» **SUPPLIED MATERIAL**:
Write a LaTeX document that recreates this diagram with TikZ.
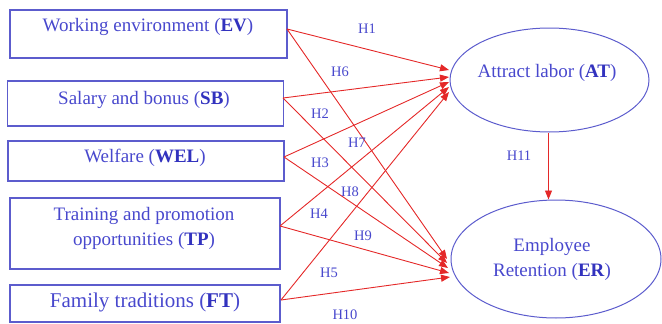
\documentclass[tikz,border=0pt]{standalone}
\usepackage{fontspec}
\setmainfont{Liberation Serif}
\usetikzlibrary{shapes.geometric,arrows.meta}
\definecolor{txtblue}{RGB}{72,72,205}
\definecolor{boldblue}{RGB}{50,50,190}
\definecolor{boxblue}{RGB}{92,92,205}
\definecolor{arrred}{RGB}{228,40,40}
\tikzset{
  box/.style={draw=boxblue,line width=1.1pt,inner sep=0pt},
  oval/.style={ellipse,draw=boxblue,line width=1pt,inner sep=0pt},
  txt/.style={text=txtblue,font=\fontsize{19}{25}\selectfont,align=center,inner sep=0pt},
  hlab/.style={text=txtblue,font=\fontsize{14.5}{16}\selectfont,inner sep=0pt},
  link/.style={draw=arrred,line width=0.9pt,-{Triangle[length=9pt,width=7pt]}},
}
\newcommand{\bb}[1]{\textcolor{boldblue}{\textbf{#1}}}
\begin{document}
\begin{tikzpicture}[x=1pt,y=-1pt]
\useasboundingbox (0,0) rectangle (662,324);
% boxes
\node[box,minimum width=277pt,minimum height=48pt] (ev) at (148.5,34) {};
\node[box,minimum width=276pt,minimum height=45pt] (sb) at (145.5,103.5) {};
\node[box,minimum width=276pt,minimum height=40pt] (wel) at (146,161) {};
\node[box,minimum width=270pt,minimum height=71pt] (tp) at (145,233.5) {};
\node[box,minimum width=270pt,minimum height=37pt] (ft) at (145,303.5) {};
\node[txt] (evt) at (148,27) {Working environment (\bb{EV})};
\node[txt] (sbt) at (144,100) {Salary and bonus (\bb{SB})};
\node[txt] (welt) at (145,158) {Welfare (\bb{WEL})};
\node[txt] (tpt) at (144,228) {Training and promotion\\opportunities (\bb{TP})};
\node[txt,font=\fontsize{21}{24}\selectfont] (ftt) at (145,302) {Family traditions (\bb{FT})};
% ellipses
\node[oval,minimum width=199pt,minimum height=104pt] (at) at (549.5,80) {};
\node[oval,minimum width=210pt,minimum height=118pt] (er) at (556,259) {};
\node[txt] (att) at (547,73) {Attract labor (\bb{AT})};
\node[txt] (ert) at (552,259) {Employee\\Retention (\bb{ER})};
% start points
\coordinate (evo) at (287,29);
\coordinate (sbo) at (283,98);
\coordinate (welo) at (284,157);
\coordinate (tpo) at (280,226);
\coordinate (fto) at (281,300);
% end points on AT
\coordinate (at1) at (449,70);
\coordinate (at2) at (449,77);
\coordinate (at3) at (449,82);
\coordinate (at4) at (449,87);
\coordinate (at5) at (449,92);
% end points on ER
\coordinate (er1) at (447,259);
\coordinate (er2) at (447,263);
\coordinate (er3) at (448,268);
\coordinate (er4) at (449,273);
\coordinate (er5) at (450,277);
% links
\draw[link] (evo) -- (at1);
\draw[link] (sbo) -- (at2);
\draw[link] (welo) -- (at3);
\draw[link] (tpo) -- (at4);
\draw[link] (fto) -- (at5);
\draw[link] (evo) -- (er1);
\draw[link] (sbo) -- (er2);
\draw[link] (welo) -- (er3);
\draw[link] (tpo) -- (er4);
\draw[link] (fto) -- (er5);
\draw[link] (at.south) ++(-1,0) coordinate (ats) (ats) -- (ats |- er.north);
% labels
\node[hlab] (h1) at (367,29) {H1};
\node[hlab] (h6) at (340,72) {H6};
\node[hlab] (h2) at (320,114) {H2};
\node[hlab] (h7) at (357,143) {H7};
\node[hlab] (h3) at (320,163) {H3};
\node[hlab] (h8) at (350,192) {H8};
\node[hlab] (h4) at (319,214) {H4};
\node[hlab] (h9) at (363,236) {H9};
\node[hlab] (h5) at (329,273) {H5};
\node[hlab] (h10) at (345,315) {H10};
\node[hlab] (h11) at (519,156) {H11};
\end{tikzpicture}
\end{document}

» **WRITTEN TASK**:
Print the whole listing above once more, word for word, without its pictures.

» **WRITTEN SOLUTION**:
Write a LaTeX document that recreates this diagram with TikZ.
\documentclass[tikz,border=0pt]{standalone}
\usepackage{fontspec}
\setmainfont{Liberation Serif}
\usetikzlibrary{shapes.geometric,arrows.meta}
\definecolor{txtblue}{RGB}{72,72,205}
\definecolor{boldblue}{RGB}{50,50,190}
\definecolor{boxblue}{RGB}{92,92,205}
\definecolor{arrred}{RGB}{228,40,40}
\tikzset{
  box/.style={draw=boxblue,line width=1.1pt,inner sep=0pt},
  oval/.style={ellipse,draw=boxblue,line width=1pt,inner sep=0pt},
  txt/.style={text=txtblue,font=\fontsize{19}{25}\selectfont,align=center,inner sep=0pt},
  hlab/.style={text=txtblue,font=\fontsize{14.5}{16}\selectfont,inner sep=0pt},
  link/.style={draw=arrred,line width=0.9pt,-{Triangle[length=9pt,width=7pt]}},
}
\newcommand{\bb}[1]{\textcolor{boldblue}{\textbf{#1}}}
\begin{document}
\begin{tikzpicture}[x=1pt,y=-1pt]
\useasboundingbox (0,0) rectangle (662,324);
% boxes
\node[box,minimum width=277pt,minimum height=48pt] (ev) at (148.5,34) {};
\node[box,minimum width=276pt,minimum height=45pt] (sb) at (145.5,103.5) {};
\node[box,minimum width=276pt,minimum height=40pt] (wel) at (146,161) {};
\node[box,minimum width=270pt,minimum height=71pt] (tp) at (145,233.5) {};
\node[box,minimum width=270pt,minimum height=37pt] (ft) at (145,303.5) {};
\node[txt] (evt) at (148,27) {Working environment (\bb{EV})};
\node[txt] (sbt) at (144,100) {Salary and bonus (\bb{SB})};
\node[txt] (welt) at (145,158) {Welfare (\bb{WEL})};
\node[txt] (tpt) at (144,228) {Training and promotion\\opportunities (\bb{TP})};
\node[txt,font=\fontsize{21}{24}\selectfont] (ftt) at (145,302) {Family traditions (\bb{FT})};
% ellipses
\node[oval,minimum width=199pt,minimum height=104pt] (at) at (549.5,80) {};
\node[oval,minimum width=210pt,minimum height=118pt] (er) at (556,259) {};
\node[txt] (att) at (547,73) {Attract labor (\bb{AT})};
\node[txt] (ert) at (552,259) {Employee\\Retention (\bb{ER})};
% start points
\coordinate (evo) at (287,29);
\coordinate (sbo) at (283,98);
\coordinate (welo) at (284,157);
\coordinate (tpo) at (280,226);
\coordinate (fto) at (281,300);
% end points on AT
\coordinate (at1) at (449,70);
\coordinate (at2) at (449,77);
\coordinate (at3) at (449,82);
\coordinate (at4) at (449,87);
\coordinate (at5) at (449,92);
% end points on ER
\coordinate (er1) at (447,259);
\coordinate (er2) at (447,263);
\coordinate (er3) at (448,268);
\coordinate (er4) at (449,273);
\coordinate (er5) at (450,277);
% links
\draw[link] (evo) -- (at1);
\draw[link] (sbo) -- (at2);
\draw[link] (welo) -- (at3);
\draw[link] (tpo) -- (at4);
\draw[link] (fto) -- (at5);
\draw[link] (evo) -- (er1);
\draw[link] (sbo) -- (er2);
\draw[link] (welo) -- (er3);
\draw[link] (tpo) -- (er4);
\draw[link] (fto) -- (er5);
\draw[link] (at.south) ++(-1,0) coordinate (ats) (ats) -- (ats |- er.north);
% labels
\node[hlab] (h1) at (367,29) {H1};
\node[hlab] (h6) at (340,72) {H6};
\node[hlab] (h2) at (320,114) {H2};
\node[hlab] (h7) at (357,143) {H7};
\node[hlab] (h3) at (320,163) {H3};
\node[hlab] (h8) at (350,192) {H8};
\node[hlab] (h4) at (319,214) {H4};
\node[hlab] (h9) at (363,236) {H9};
\node[hlab] (h5) at (329,273) {H5};
\node[hlab] (h10) at (345,315) {H10};
\node[hlab] (h11) at (519,156) {H11};
\end{tikzpicture}
\end{document}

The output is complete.